Oh, wait. You meant hair on faces. Ok, sorry about that. Wrong beard. Although the point still stands.
But, you’re right. Playoff beards, whether of the A-Rod variety or the hairy face version, are not exactly news. It happens in baseball. It happens in hockey. Football definitely sees it share. I guess I’d like to see baseball players try something a little different. I have two suggestions.
The first thing I’d like to see in baseball is the midsummer slump beard instead of the playoff beard. Imagine that your team has looked terrible for the first half season and the All-Star Break is coming up. In order to give yourself some momentum heading in to the layoff, you all grow beards. Not only does this show team spirit, it also shows some balls. Think about. The Houston Astros with full on beards in the middle of July? That’s hardcore. The itchiness and beard sweat alone would be enough to drive you crazy. Add in some sort of pact about not being allowed to shave until you’ve won two or three series and you might find just the motivation you need.

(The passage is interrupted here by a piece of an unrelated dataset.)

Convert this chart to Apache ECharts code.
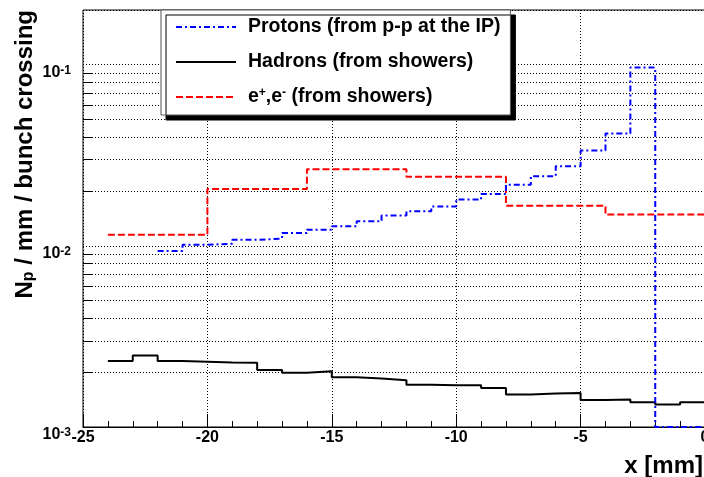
<!DOCTYPE html>
<html>
<head>
<meta charset="utf-8">
<script src="https://cdn.jsdelivr.net/npm/echarts@6/dist/echarts.min.js"></script>
<style>
html, body { margin: 0; padding: 0; background: #fff; }
#main { width: 704px; height: 477px; }
</style>
</head>
<body>
<div id="main"></div>
<script>
// axis ranges
var xMin = -25, xMax = 0;
var yMin = 0.001, yMax = 0.2;

// minor log grid levels (2..9 per decade)
var minorLevels = [0.002, 0.003, 0.004, 0.005, 0.006, 0.007, 0.008, 0.009,
  0.02, 0.03, 0.04, 0.05, 0.06, 0.07, 0.08, 0.09];

// protons from p-p at the IP, 1 mm bins (left edges), 0 = empty bin
var protonBins = [-22, -21, -20, -19, -18, -17, -16, -15, -14, -13, -12, -11, -10, -9, -8, -7, -6, -5, -4, -3, -2, -1];
var protonValues = [0.00937, 0.01013, 0.01026, 0.01079, 0.01096, 0.01175, 0.01227, 0.0128, 0.01364, 0.01467, 0.01549,
  0.01649, 0.01798, 0.01933, 0.02169, 0.0242, 0.0275, 0.0336, 0.0417, 0.0962, 0, 0];

// hadrons from showers, 1 mm bins
var hadronBins = [-24, -23, -22, -21, -20, -19, -18, -17, -16, -15, -14, -13, -12, -11, -10, -9, -8, -7, -6, -5, -4, -3, -2, -1];
var hadronValues = [0.00231, 0.00248, 0.00231, 0.00229, 0.00227, 0.00226, 0.00206, 0.00199, 0.00203, 0.00188, 0.00185, 0.00181,
  0.00171, 0.00170, 0.00170, 0.00164, 0.00151, 0.00153, 0.00154, 0.00141, 0.00142, 0.00137, 0.00133, 0.00137];

// e+,e- from showers, 4 mm bins
var electronBins = [-24, -20, -16, -12, -8, -4];
var electronValues = [0.01151, 0.0206, 0.0264, 0.0240, 0.01664, 0.01486];

var names = ['Protons (from p-p at the IP)', 'Hadrons (from showers)', 'e+,e- (from showers)'];
var legendText = {};
legendText[names[0]] = names[0];
legendText[names[1]] = names[1];
legendText[names[2]] = 'e{sup|+},e{sup|-} (from showers)';

var font = 'Liberation Sans';

// histogram outline: left edges + closing right edge, empty bins clipped to the axis bottom
function steps(bins, values, width) {
  var d = [];
  for (var i = 0; i < bins.length; i++) {
    d.push([bins[i], values[i] > 0 ? values[i] : yMin]);
  }
  var last = values[values.length - 1];
  d.push([bins[bins.length - 1] + width, last > 0 ? last : yMin]);
  return d;
}

var dotted = { color: '#000', width: 1, type: [1, 2] };

// dotted minor grid line + short tick on the left axis
function minorGrid(params, api) {
  var v = api.value(1);
  var p0 = api.coord([xMin, v]);
  var p1 = api.coord([xMax, v]);
  var y = Math.round(p0[1]) + 0.5;
  return {
    type: 'group',
    children: [
      { type: 'line', shape: { x1: p0[0], y1: y, x2: p1[0], y2: y }, style: { stroke: '#000', lineWidth: 1, lineDash: [1, 2] } },
      { type: 'line', shape: { x1: p0[0], y1: y, x2: p0[0] + 9, y2: y }, style: { stroke: '#000', lineWidth: 1 } }
    ]
  };
}

var option = {
  animation: false,
  grid: { left: 83, top: 10, right: -1, bottom: 50, outerBoundsMode: 'none', containLabel: false,
    show: true, borderColor: '#000', borderWidth: 1 },
  legend: {
    orient: 'vertical',
    left: 161, top: 10,
    data: names,
    selectedMode: false,
    itemWidth: 60, itemHeight: 14, itemGap: 15,
    padding: [7, 10, 8, 14],
    backgroundColor: '#fff',
    borderColor: '#555', borderWidth: 1,
    shadowColor: '#000', shadowBlur: 0, shadowOffsetX: 5, shadowOffsetY: 5,
    itemStyle: { opacity: 0 },
    formatter: function (name) { return legendText[name]; },
    textStyle: {
      fontFamily: font, fontWeight: 'bold', fontSize: 19.5, color: '#000', lineHeight: 20,
      padding: [0, 0, 0, 7],
      rich: { sup: { fontFamily: font, fontWeight: 'bold', fontSize: 12, verticalAlign: 'top', lineHeight: 14 } }
    }
  },
  xAxis: {
    type: 'value', min: xMin, max: xMax, interval: 5,
    axisLine: { show: true, onZero: false, lineStyle: { color: '#000', width: 1 } },
    axisTick: { show: true, inside: true, length: 13, lineStyle: { color: '#000' } },
    minorTick: { show: true, splitNumber: 5, length: 6, lineStyle: { color: '#000' } },
    splitLine: { show: true, lineStyle: dotted },
    axisLabel: { color: '#000', fontFamily: font, fontWeight: 'bold', fontSize: 16, margin: 3 }
  },
  yAxis: {
    type: 'log', logBase: 10, min: yMin, max: yMax,
    axisLine: { show: true, lineStyle: { color: '#000', width: 1 } },
    axisTick: { show: true, inside: true, length: 16, lineStyle: { color: '#000' } },
    minorTick: { show: false },
    splitLine: { show: true, lineStyle: dotted },
    minorSplitLine: { show: false },
    axisLabel: {
      margin: 12, verticalAlign: 'top',
      formatter: function (v) {
        var e = Math.round(Math.log(v) / Math.LN10);
        if (Math.abs(v / Math.pow(10, e) - 1) > 1e-6) return '';
        return '{b|10}{s|' + e + '}';
      },
      rich: {
        b: { fontFamily: font, fontWeight: 'bold', fontSize: 16, color: '#000', lineHeight: 16 },
        s: { fontFamily: font, fontWeight: 'bold', fontSize: 12, color: '#000', verticalAlign: 'top', lineHeight: 12 }
      }
    }
  },
  series: [
    {
      type: 'custom', name: 'minor grid', silent: true, clip: false, z: 1,
      renderItem: minorGrid,
      data: minorLevels.map(function (v) { return [xMin, v]; })
    },
    {
      name: names[0], type: 'line', step: 'end', symbol: 'none',
      data: steps(protonBins, protonValues, 1),
      lineStyle: { color: '#0000ff', width: 2, type: [6, 3, 2, 3] },
      itemStyle: { color: '#0000ff' }, z: 3
    },
    {
      name: names[1], type: 'line', step: 'end', symbol: 'none',
      data: steps(hadronBins, hadronValues, 1),
      lineStyle: { color: '#000', width: 2, type: 'solid' },
      itemStyle: { color: '#000' }, z: 2
    },
    {
      name: names[2], type: 'line', step: 'end', symbol: 'none',
      data: steps(electronBins, electronValues, 4),
      lineStyle: { color: '#ff0000', width: 2, type: [7, 3] },
      itemStyle: { color: '#ff0000' }, z: 2
    }
  ],
  graphic: [
    {
      type: 'text', x: 25, y: 10, rotation: Math.PI / 2,
      style: {
        text: 'N{sub|p} / mm / bunch crossing',
        fontFamily: font, fontWeight: 'bold', fontSize: 24, fill: '#000',
        align: 'right', verticalAlign: 'middle',
        rich: { sub: { fontFamily: font, fontWeight: 'bold', fontSize: 16, verticalAlign: 'bottom' } }
      }
    },
    {
      type: 'text', x: 703, y: 466,
      style: { text: 'x [mm]', fontFamily: font, fontWeight: 'bold', fontSize: 24, fill: '#000', align: 'right', verticalAlign: 'middle' }
    }
  ]
};

var myChart = echarts.init(document.getElementById('main'));
myChart.setOption(option);
</script>
</body>
</html>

The other possibility would be taking the playoff beard to higher level. I don’t want to see three days worth of stubble. I want a full-on, Osama Bin Laden “I’ve been living in a cave for five years” kind of beard. Cliff Lee is imposing on the mound. Just imagine him sporting some Gandalf-style whiskers and hitters losing the ball in his beard as it leaves his hand. Now that’s an intimidation factor.
Playoff beards have become a cliche but it doesn’t have to be this way. There’s still time to reinvent the beard. Hey, if A-Rod can do it with Madonna, we can do it with this tradition.